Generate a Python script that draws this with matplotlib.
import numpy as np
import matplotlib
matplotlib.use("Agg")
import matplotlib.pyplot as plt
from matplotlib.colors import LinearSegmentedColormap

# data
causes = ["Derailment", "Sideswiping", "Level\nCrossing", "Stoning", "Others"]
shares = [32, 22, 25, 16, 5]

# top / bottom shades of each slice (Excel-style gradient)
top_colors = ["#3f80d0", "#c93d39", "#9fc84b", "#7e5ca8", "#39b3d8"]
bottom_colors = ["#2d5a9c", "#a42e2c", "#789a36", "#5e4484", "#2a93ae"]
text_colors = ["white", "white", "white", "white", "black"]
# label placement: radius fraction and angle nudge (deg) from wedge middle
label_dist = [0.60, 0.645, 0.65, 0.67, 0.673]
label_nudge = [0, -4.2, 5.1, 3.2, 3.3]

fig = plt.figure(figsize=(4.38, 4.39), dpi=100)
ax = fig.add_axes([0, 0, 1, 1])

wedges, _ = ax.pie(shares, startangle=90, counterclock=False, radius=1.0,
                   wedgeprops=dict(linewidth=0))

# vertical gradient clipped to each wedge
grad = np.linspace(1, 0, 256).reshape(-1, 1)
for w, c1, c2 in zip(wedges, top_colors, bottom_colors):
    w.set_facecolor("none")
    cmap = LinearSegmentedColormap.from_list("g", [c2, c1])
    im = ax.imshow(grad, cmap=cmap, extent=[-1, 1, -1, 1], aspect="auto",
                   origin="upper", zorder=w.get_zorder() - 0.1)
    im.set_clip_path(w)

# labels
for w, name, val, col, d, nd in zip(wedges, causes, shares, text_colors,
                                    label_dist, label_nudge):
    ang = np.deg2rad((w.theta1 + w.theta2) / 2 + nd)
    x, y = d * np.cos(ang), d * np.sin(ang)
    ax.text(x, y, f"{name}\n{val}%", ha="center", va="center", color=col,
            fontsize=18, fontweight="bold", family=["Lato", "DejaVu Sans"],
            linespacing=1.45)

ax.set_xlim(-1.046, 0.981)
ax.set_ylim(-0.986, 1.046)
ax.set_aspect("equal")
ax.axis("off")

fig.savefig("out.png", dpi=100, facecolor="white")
---
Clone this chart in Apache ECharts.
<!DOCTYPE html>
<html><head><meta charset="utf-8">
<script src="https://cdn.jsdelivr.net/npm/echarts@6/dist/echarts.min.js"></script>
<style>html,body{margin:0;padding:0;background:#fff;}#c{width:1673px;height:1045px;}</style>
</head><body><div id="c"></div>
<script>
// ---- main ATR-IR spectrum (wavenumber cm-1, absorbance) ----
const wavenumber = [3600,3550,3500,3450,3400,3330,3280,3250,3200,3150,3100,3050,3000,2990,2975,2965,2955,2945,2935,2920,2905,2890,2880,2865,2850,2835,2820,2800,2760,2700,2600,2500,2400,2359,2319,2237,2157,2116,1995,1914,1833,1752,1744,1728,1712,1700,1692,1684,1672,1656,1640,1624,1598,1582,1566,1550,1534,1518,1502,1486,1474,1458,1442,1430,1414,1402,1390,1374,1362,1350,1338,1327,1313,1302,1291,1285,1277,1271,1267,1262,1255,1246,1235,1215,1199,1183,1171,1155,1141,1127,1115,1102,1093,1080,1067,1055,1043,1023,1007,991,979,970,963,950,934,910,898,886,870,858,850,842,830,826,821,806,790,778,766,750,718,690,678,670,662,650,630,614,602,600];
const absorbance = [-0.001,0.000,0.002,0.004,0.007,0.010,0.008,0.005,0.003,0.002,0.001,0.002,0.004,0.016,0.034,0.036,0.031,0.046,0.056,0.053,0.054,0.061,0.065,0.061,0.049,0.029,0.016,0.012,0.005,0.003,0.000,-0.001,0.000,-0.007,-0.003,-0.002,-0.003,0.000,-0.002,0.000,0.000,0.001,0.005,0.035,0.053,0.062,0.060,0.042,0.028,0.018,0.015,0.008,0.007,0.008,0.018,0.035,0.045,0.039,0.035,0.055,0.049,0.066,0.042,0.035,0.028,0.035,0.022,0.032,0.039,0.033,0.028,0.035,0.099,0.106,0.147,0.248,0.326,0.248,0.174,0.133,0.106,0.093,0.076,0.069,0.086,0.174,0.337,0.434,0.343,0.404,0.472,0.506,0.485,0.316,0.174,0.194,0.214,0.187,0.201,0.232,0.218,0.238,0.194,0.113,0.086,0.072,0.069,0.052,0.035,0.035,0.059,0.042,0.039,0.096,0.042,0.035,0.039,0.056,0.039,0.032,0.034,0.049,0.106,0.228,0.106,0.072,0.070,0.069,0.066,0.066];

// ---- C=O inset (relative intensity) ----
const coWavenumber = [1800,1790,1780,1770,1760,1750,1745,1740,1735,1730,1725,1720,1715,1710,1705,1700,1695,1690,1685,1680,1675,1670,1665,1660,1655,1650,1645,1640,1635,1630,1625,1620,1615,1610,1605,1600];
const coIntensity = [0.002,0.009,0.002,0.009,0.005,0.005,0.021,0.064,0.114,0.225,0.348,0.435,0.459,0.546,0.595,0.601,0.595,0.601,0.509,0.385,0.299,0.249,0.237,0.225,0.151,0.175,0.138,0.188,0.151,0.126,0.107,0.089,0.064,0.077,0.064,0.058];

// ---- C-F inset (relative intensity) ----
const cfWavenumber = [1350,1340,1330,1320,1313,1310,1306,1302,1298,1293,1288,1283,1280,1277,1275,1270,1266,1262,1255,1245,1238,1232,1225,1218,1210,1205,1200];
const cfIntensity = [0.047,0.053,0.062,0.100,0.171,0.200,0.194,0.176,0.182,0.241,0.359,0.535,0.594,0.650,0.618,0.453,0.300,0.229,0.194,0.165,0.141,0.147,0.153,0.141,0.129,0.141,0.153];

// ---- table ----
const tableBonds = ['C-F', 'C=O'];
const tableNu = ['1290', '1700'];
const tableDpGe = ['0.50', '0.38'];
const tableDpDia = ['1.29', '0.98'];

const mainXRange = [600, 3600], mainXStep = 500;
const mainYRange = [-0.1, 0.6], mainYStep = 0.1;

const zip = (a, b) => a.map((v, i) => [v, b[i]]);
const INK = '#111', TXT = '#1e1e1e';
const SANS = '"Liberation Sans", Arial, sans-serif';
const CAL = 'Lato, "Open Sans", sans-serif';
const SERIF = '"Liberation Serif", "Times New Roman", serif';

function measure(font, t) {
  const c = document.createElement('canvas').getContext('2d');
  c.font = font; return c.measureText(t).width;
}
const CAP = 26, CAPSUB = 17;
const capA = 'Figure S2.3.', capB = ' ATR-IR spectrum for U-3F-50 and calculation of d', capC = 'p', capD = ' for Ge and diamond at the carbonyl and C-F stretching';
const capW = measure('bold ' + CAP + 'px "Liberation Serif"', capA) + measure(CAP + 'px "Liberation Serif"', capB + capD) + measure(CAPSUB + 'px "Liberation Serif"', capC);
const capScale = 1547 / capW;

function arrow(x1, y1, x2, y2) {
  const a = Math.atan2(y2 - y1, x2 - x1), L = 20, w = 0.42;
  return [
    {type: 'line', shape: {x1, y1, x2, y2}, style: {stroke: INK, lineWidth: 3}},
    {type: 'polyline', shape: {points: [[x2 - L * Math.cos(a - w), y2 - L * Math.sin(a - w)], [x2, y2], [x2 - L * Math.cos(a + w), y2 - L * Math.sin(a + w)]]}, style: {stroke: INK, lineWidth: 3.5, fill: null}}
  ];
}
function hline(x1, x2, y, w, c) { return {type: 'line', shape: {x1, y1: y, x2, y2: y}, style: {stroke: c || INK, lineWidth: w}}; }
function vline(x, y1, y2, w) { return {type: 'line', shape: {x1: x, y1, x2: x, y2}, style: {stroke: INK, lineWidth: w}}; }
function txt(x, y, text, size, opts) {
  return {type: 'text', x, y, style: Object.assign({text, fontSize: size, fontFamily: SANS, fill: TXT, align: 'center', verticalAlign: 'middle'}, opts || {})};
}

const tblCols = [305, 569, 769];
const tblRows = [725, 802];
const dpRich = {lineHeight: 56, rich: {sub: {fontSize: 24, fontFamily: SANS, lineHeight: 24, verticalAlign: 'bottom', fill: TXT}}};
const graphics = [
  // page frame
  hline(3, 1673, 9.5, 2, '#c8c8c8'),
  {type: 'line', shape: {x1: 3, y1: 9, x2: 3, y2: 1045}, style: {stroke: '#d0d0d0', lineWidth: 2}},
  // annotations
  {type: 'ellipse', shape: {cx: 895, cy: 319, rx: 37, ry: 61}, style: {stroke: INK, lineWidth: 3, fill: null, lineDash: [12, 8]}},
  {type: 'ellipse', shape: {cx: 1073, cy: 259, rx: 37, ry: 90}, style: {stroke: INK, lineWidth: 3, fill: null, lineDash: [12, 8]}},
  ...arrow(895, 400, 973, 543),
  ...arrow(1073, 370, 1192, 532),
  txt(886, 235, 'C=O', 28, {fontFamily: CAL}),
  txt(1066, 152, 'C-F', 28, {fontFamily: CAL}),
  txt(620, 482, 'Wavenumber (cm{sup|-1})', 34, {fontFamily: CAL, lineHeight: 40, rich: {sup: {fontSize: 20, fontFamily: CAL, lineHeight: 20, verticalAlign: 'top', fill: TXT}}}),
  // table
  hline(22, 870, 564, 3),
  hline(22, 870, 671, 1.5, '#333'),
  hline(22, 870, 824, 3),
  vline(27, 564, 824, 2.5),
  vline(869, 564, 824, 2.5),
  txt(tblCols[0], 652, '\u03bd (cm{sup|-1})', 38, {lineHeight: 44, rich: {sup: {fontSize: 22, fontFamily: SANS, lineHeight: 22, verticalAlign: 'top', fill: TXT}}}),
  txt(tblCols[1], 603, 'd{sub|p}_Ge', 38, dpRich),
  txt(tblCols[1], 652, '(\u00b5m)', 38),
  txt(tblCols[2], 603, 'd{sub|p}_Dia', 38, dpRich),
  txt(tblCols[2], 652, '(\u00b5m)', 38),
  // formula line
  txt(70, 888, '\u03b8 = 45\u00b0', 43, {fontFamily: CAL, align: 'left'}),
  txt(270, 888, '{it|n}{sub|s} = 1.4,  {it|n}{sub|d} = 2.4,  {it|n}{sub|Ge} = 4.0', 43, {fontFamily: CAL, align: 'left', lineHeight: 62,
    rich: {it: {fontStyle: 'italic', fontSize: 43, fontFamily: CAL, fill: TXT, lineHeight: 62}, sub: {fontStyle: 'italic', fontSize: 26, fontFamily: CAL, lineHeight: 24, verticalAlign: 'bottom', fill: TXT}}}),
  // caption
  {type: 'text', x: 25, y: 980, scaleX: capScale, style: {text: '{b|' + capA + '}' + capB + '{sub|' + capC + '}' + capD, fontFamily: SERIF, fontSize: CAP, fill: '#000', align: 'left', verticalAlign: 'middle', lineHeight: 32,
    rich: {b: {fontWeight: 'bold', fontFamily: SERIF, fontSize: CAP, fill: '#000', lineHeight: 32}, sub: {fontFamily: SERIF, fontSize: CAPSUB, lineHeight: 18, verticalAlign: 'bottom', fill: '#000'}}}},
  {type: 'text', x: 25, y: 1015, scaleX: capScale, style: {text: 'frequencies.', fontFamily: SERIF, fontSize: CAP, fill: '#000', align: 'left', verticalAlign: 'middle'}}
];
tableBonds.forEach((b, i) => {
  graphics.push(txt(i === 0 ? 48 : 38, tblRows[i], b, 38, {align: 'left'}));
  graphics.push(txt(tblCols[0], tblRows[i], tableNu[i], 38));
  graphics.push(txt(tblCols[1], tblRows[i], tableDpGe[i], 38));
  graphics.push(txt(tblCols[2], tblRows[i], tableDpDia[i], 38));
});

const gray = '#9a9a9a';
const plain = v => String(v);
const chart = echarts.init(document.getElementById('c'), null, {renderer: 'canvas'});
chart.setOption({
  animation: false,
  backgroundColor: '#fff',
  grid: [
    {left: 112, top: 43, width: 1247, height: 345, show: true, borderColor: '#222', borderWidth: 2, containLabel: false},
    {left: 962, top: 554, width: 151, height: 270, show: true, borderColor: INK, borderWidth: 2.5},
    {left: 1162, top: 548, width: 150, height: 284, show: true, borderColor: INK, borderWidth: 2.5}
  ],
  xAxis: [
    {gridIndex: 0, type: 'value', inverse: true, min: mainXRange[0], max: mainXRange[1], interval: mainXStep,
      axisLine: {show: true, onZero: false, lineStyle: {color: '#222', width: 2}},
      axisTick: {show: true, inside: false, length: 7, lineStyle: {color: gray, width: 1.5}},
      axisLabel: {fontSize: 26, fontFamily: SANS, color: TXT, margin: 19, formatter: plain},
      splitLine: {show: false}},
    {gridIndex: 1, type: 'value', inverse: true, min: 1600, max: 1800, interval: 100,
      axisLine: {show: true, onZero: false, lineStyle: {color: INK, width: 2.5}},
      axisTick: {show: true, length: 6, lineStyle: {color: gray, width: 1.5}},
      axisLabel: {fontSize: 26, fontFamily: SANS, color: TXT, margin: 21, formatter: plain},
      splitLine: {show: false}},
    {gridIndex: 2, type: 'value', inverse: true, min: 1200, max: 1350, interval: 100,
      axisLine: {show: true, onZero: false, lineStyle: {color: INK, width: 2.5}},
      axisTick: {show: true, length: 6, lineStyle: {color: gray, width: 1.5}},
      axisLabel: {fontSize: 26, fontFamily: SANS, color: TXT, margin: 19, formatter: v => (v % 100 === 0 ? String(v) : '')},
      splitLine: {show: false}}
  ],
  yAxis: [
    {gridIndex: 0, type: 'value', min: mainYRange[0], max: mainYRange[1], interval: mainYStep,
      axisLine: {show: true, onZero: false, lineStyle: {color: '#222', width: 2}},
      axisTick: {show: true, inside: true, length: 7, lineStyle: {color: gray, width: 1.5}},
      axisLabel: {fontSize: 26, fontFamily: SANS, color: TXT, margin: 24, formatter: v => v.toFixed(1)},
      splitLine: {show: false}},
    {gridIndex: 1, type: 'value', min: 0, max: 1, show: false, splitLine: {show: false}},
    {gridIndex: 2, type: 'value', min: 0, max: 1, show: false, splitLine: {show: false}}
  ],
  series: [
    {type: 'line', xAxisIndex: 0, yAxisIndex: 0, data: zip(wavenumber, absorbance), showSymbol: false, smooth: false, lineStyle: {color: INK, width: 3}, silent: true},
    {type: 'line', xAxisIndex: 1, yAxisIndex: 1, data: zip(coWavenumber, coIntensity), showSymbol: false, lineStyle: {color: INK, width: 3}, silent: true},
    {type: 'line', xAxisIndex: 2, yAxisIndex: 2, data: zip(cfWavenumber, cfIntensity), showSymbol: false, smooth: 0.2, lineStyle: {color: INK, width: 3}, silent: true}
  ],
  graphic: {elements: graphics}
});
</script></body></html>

Do this: Retype exactly the lines above, from the one with "Generate a Python" through the one with "wedgeprops=dict(linewidth=0))", inclusive.

Exercise result:
Generate a Python script that draws this with matplotlib.
import numpy as np
import matplotlib
matplotlib.use("Agg")
import matplotlib.pyplot as plt
from matplotlib.colors import LinearSegmentedColormap

# data
causes = ["Derailment", "Sideswiping", "Level\nCrossing", "Stoning", "Others"]
shares = [32, 22, 25, 16, 5]

# top / bottom shades of each slice (Excel-style gradient)
top_colors = ["#3f80d0", "#c93d39", "#9fc84b", "#7e5ca8", "#39b3d8"]
bottom_colors = ["#2d5a9c", "#a42e2c", "#789a36", "#5e4484", "#2a93ae"]
text_colors = ["white", "white", "white", "white", "black"]
# label placement: radius fraction and angle nudge (deg) from wedge middle
label_dist = [0.60, 0.645, 0.65, 0.67, 0.673]
label_nudge = [0, -4.2, 5.1, 3.2, 3.3]

fig = plt.figure(figsize=(4.38, 4.39), dpi=100)
ax = fig.add_axes([0, 0, 1, 1])

wedges, _ = ax.pie(shares, startangle=90, counterclock=False, radius=1.0,
                   wedgeprops=dict(linewidth=0))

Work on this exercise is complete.